(Saved entries)
##############################

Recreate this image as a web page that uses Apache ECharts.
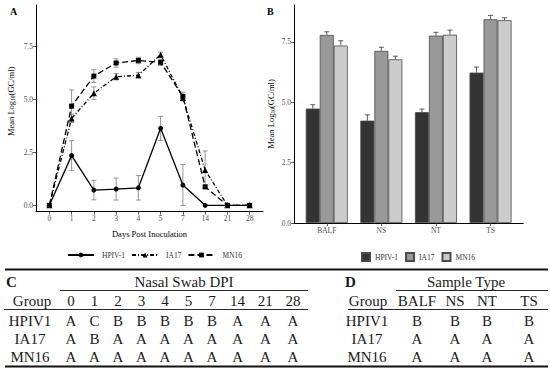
<!DOCTYPE html>
<html>
<head>
<meta charset="utf-8">
<script src="https://cdn.jsdelivr.net/npm/echarts@6/dist/echarts.min.js"></script>
<style>
  html, body { margin: 0; padding: 0; background: #fff; }
  #chart { width: 550px; height: 373px; }
</style>
</head>
<body>
<div id="chart"></div>
<script>
// ---------- Panel A data (nasal swab, days post inoculation) ----------
const dayLabels = ['0', '1', '2', '3', '4', '5', '7', '14', '21', '28'];
const hpivMean = [0, 2.35, 0.72, 0.77, 0.83, 3.64, 0.96, 0, 0, 0];
const hpivErr  = [0, 0.71, 0.46, 0.52, 0.58, 0.57, 0.97, 0, 0, 0];
const ia17Mean = [0, 4.11, 5.30, 6.08, 6.15, 7.12, 5.09, 1.67, 0, 0];
const ia17Err  = [0, 0.20, 0.30, 0.15, 0.13, 0.12, 0.15, 0.90, 0, 0];
const mn16Mean = [0, 4.69, 6.11, 6.73, 6.85, 6.76, 5.15, 0.88, 0, 0];
const mn16Err  = [0, 0.76, 0.30, 0.20, 0.15, 0.15, 0.20, 0.05, 0, 0];
const yTicks = [0, 2.5, 5, 7.5];

// ---------- Panel B data (sample type) ----------
const sampleTypes = ['BALF', 'NS', 'NT', 'TS'];
const hpivBar = [4.74, 4.24, 4.59, 6.23];
const hpivBarErr = [0.16, 0.24, 0.13, 0.23];
const ia17Bar = [7.79, 7.13, 7.76, 8.44];
const ia17BarErr = [0.13, 0.15, 0.14, 0.16];
const mn16Bar = [7.35, 6.78, 7.80, 8.40];
const mn16BarErr = [0.20, 0.13, 0.19, 0.10];

// ---------- Tables C and D ----------
const groups = ['HPIV1', 'IA17', 'MN16'];
const cColumns = ['0', '1', '2', '3', '4', '5', '7', '14', '21', '28'];
const cLetters = [
  ['A', 'C', 'B', 'B', 'B', 'B', 'B', 'A', 'A', 'A'],
  ['A', 'B', 'A', 'A', 'A', 'A', 'A', 'A', 'A', 'A'],
  ['A', 'A', 'A', 'A', 'A', 'A', 'A', 'A', 'A', 'A']
];
const dColumns = ['BALF', 'NS', 'NT', 'TS'];
const dLetters = [
  ['B', 'B', 'B', 'B'],
  ['A', 'A', 'A', 'A'],
  ['A', 'A', 'A', 'A']
];

// ---------- layout / style ----------
const SERIF = "'Liberation Serif', 'Times New Roman', serif";
const tickLabelColor = '#4d4d4d';
const cColX = [71, 94.5, 118, 141.5, 165, 188.5, 212, 237.6, 265.3, 293];
const dColX = [417, 455, 487, 529];
const tableRowY = [321, 339, 357];

const chart = echarts.init(document.getElementById('chart'), null, { renderer: 'svg', width: 550, height: 373 });

const yName = '{a|Mean Log}{b|10}{a|(GC/ml)}';
function yNameStyle(shift) {
  return {
    padding: [0, 0, 0, shift],
    rich: {
      a: { fontSize: 8.5, fontFamily: SERIF, color: '#000' },
      b: { fontSize: 5.5, fontFamily: SERIF, color: '#000', padding: [4, 0, 0, 0] }
    }
  };
}

function axisCommon(extra) {
  return Object.assign({
    axisLine: { show: true, onZero: false, lineStyle: { color: '#000', width: 1 } },
    axisTick: { show: true, length: 3, lineStyle: { color: '#333', width: 0.8 } },
    splitLine: { show: false }
  }, extra);
}

function errorSeriesLine(means, errs, color, xi, yi, both, offsetPx) {
  return {
    type: 'custom',
    xAxisIndex: xi, yAxisIndex: yi,
    silent: true,
    z: 1,
    data: means.map((m, i) => [i, m, errs[i]]),
    renderItem: function (params, api) {
      const i = api.value(0), m = api.value(1), e = api.value(2);
      if (!e) return;
      const top = api.coord([i, m + e]);
      const bot = api.coord([i, both ? m - e : m]);
      const x = top[0] + (offsetPx || 0);
      const w = 2.5;
      const style = { stroke: color, lineWidth: 0.8, fill: null };
      const children = [
        { type: 'line', shape: { x1: x, y1: top[1], x2: x, y2: bot[1] }, style: style },
        { type: 'line', shape: { x1: x - w, y1: top[1], x2: x + w, y2: top[1] }, style: style }
      ];
      if (both) children.push({ type: 'line', shape: { x1: x - w, y1: bot[1], x2: x + w, y2: bot[1] }, style: style });
      return { type: 'group', children: children };
    }
  };
}

function lineSeries(name, means, symbol, size, dash) {
  return {
    type: 'line', name: name,
    xAxisIndex: 0, yAxisIndex: 0,
    data: means.map((m, i) => [i, m]),
    symbol: symbol, symbolSize: size,
    showSymbol: true,
    z: 3,
    lineStyle: { color: '#000', width: 1.3, type: dash },
    itemStyle: { color: '#000' },
    emphasis: { disabled: true }
  };
}

function barSeries(name, vals, color) {
  return {
    type: 'bar', name: name,
    xAxisIndex: 1, yAxisIndex: 1,
    data: vals.map((v, i) => [i, v]),
    barWidth: 14, barGap: '0%',
    itemStyle: { color: color, borderColor: '#4a4a4a', borderWidth: 0.8 },
    emphasis: { disabled: true },
    z: 2
  };
}

// table graphics
const tableEls = [];
function txt(t, x, y, opts) {
  tableEls.push({
    type: 'text', silent: true,
    style: Object.assign({ text: t, x: x, y: y, fill: '#1a1a1a', font: '15px ' + SERIF, align: 'center', verticalAlign: 'middle' }, opts || {})
  });
}
function hline(x1, x2, y, w) {
  tableEls.push({ type: 'line', silent: true, shape: { x1: x1, y1: y, x2: x2, y2: y }, style: { stroke: '#111', lineWidth: w } });
}
hline(5, 548, 269.5, 1.8);
hline(60, 308, 290.5, 0.9);
hline(396, 548, 290.5, 0.9);
hline(4, 308, 309.5, 0.9);
hline(348, 548, 309.5, 0.9);
hline(5, 548, 366.5, 1.8);
txt('C', 6, 282, { align: 'left', font: 'bold 15px ' + SERIF });
txt('Nasal Swab DPI', 184, 282);
txt('D', 345, 282, { align: 'left', font: 'bold 15px ' + SERIF });
txt('Sample Type', 466, 282);
txt('Group', 32, 301);
txt('Group', 368, 301);
cColumns.forEach((c, j) => txt(c, cColX[j], 301));
dColumns.forEach((c, j) => txt(c, dColX[j], 301));
groups.forEach((g, r) => {
  txt(g, 30, tableRowY[r]);
  txt(g, 367, tableRowY[r]);
  cLetters[r].forEach((l, j) => txt(l, cColX[j], tableRowY[r]));
  dLetters[r].forEach((l, j) => txt(l, dColX[j], tableRowY[r]));
});

const option = {
  animation: false,
  backgroundColor: '#fff',
  textStyle: { fontFamily: SERIF },
  title: [
    { text: 'A', left: 10, top: 6, padding: 0, textStyle: { fontFamily: SERIF, fontWeight: 'bold', fontSize: 10, color: '#000' } },
    { text: 'B', left: 267, top: 6, padding: 0, textStyle: { fontFamily: SERIF, fontWeight: 'bold', fontSize: 10, color: '#000' } }
  ],
  grid: [
    { left: 36, top: 5, width: 227, height: 206.7 },
    { left: 294, top: 5, width: 229.3, height: 218 }
  ],
  xAxis: [
    axisCommon({
      type: 'value', gridIndex: 0, min: -0.6, max: 9.6,
      axisTick: { show: true, length: 3, customValues: dayLabels.map((d, i) => i), lineStyle: { color: '#333', width: 0.8 } },
      axisLabel: { customValues: dayLabels.map((d, i) => i), formatter: v => dayLabels[Math.round(v)], color: tickLabelColor, fontSize: 7.5, fontFamily: SERIF, margin: 3 },
      name: 'Days Post Inoculation', nameLocation: 'middle', nameGap: 18,
      nameTextStyle: { fontSize: 8.5, fontFamily: SERIF, color: '#000' }
    }),
    axisCommon({
      type: 'value', gridIndex: 1, min: -0.6, max: 3.6,
      axisTick: { show: true, length: 3, customValues: sampleTypes.map((d, i) => i), lineStyle: { color: '#333', width: 0.8 } },
      axisLabel: { customValues: sampleTypes.map((d, i) => i), formatter: v => sampleTypes[Math.round(v)], color: tickLabelColor, fontSize: 7.5, fontFamily: SERIF, margin: 3 }
    })
  ],
  yAxis: [
    axisCommon({
      type: 'value', gridIndex: 0, min: -0.3, max: 9.47,
      axisTick: { show: true, length: 3, customValues: yTicks, lineStyle: { color: '#333', width: 0.8 } },
      axisLabel: { customValues: yTicks, formatter: v => v.toFixed(1), color: tickLabelColor, fontSize: 7.5, fontFamily: SERIF, margin: 3 },
      name: yName, nameLocation: 'middle', nameGap: 20, nameRotate: 90, nameTextStyle: yNameStyle(14)
    }),
    axisCommon({
      type: 'value', gridIndex: 1, min: 0, max: 9.03,
      axisTick: { show: true, length: 3, customValues: yTicks, lineStyle: { color: '#333', width: 0.8 } },
      axisLabel: { customValues: yTicks, formatter: v => v.toFixed(1), color: tickLabelColor, fontSize: 7.5, fontFamily: SERIF, margin: 3 },
      name: yName, nameLocation: 'middle', nameGap: 18, nameRotate: 90, nameTextStyle: yNameStyle(0)
    })
  ],
  legend: [
    {
      data: ['HPIV-1', 'IA17', 'MN16'],
      left: 62, top: 246, itemWidth: 26, itemHeight: 6, itemGap: 6,
      selectedMode: false,
      textStyle: { fontFamily: SERIF, fontSize: 7.5, color: '#333', padding: [0, 0, 0, 3] }
    },
    {
      data: ['HPIV-1 (B)', 'IA17 (B)', 'MN16 (B)'],
      formatter: n => n.replace(' (B)', ''),
      left: 356, top: 247, itemWidth: 8, itemHeight: 8, itemGap: 7, icon: 'rect',
      selectedMode: false,
      textStyle: { fontFamily: SERIF, fontSize: 7.5, color: '#333' }
    }
  ],
  series: [
    errorSeriesLine(hpivMean, hpivErr, '#7a7a7a', 0, 0, true, 0),
    errorSeriesLine(ia17Mean, ia17Err, '#7a7a7a', 0, 0, true, 0),
    errorSeriesLine(mn16Mean, mn16Err, '#7a7a7a', 0, 0, true, 0),
    lineSeries('HPIV-1', hpivMean, 'circle', 5, 'solid'),
    lineSeries('IA17', ia17Mean, 'triangle', 6, [4, 2, 1, 2]),
    lineSeries('MN16', mn16Mean, 'rect', 5, [6, 3]),
    barSeries('HPIV-1 (B)', hpivBar, '#333333'),
    barSeries('IA17 (B)', ia17Bar, '#999999'),
    barSeries('MN16 (B)', mn16Bar, '#cccccc'),
    errorSeriesLine(hpivBar, hpivBarErr, '#333', 1, 1, false, -14),
    errorSeriesLine(ia17Bar, ia17BarErr, '#333', 1, 1, false, 0),
    errorSeriesLine(mn16Bar, mn16BarErr, '#333', 1, 1, false, 14)
  ],
  graphic: tableEls
};
chart.setOption(option);
</script>
</body>
</html>
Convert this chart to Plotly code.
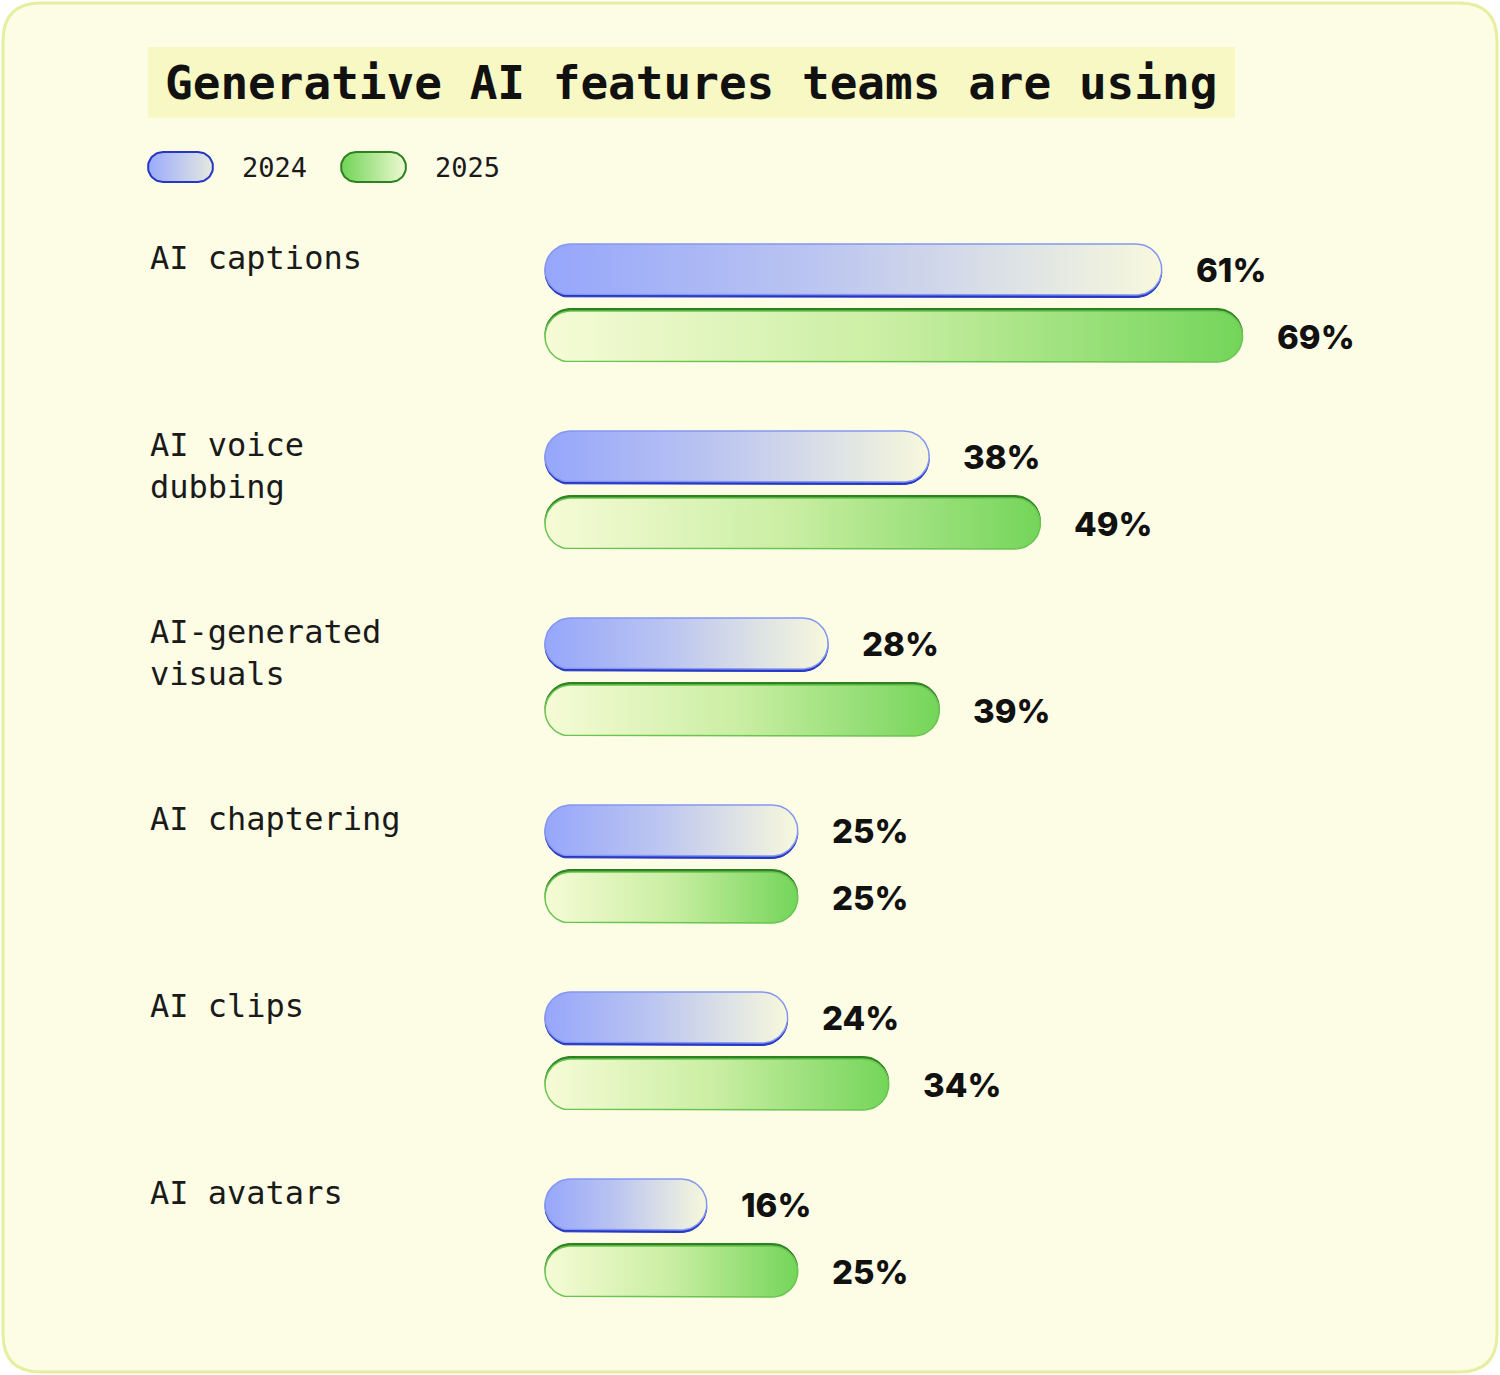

##############################

● **Instructions for the task**: Without the pictures, copy the entries from their first line through the line containing "const yTicks = [0, 2.5, 5, 7.5];", and only those lines.

● **Written response**:
Recreate this image as a web page that uses Apache ECharts.
<!DOCTYPE html>
<html>
<head>
<meta charset="utf-8">
<script src="https://cdn.jsdelivr.net/npm/echarts@6/dist/echarts.min.js"></script>
<style>
  html, body { margin: 0; padding: 0; background: #fff; }
  #chart { width: 550px; height: 373px; }
</style>
</head>
<body>
<div id="chart"></div>
<script>
// ---------- Panel A data (nasal swab, days post inoculation) ----------
const dayLabels = ['0', '1', '2', '3', '4', '5', '7', '14', '21', '28'];
const hpivMean = [0, 2.35, 0.72, 0.77, 0.83, 3.64, 0.96, 0, 0, 0];
const hpivErr  = [0, 0.71, 0.46, 0.52, 0.58, 0.57, 0.97, 0, 0, 0];
const ia17Mean = [0, 4.11, 5.30, 6.08, 6.15, 7.12, 5.09, 1.67, 0, 0];
const ia17Err  = [0, 0.20, 0.30, 0.15, 0.13, 0.12, 0.15, 0.90, 0, 0];
const mn16Mean = [0, 4.69, 6.11, 6.73, 6.85, 6.76, 5.15, 0.88, 0, 0];
const mn16Err  = [0, 0.76, 0.30, 0.20, 0.15, 0.15, 0.20, 0.05, 0, 0];
const yTicks = [0, 2.5, 5, 7.5];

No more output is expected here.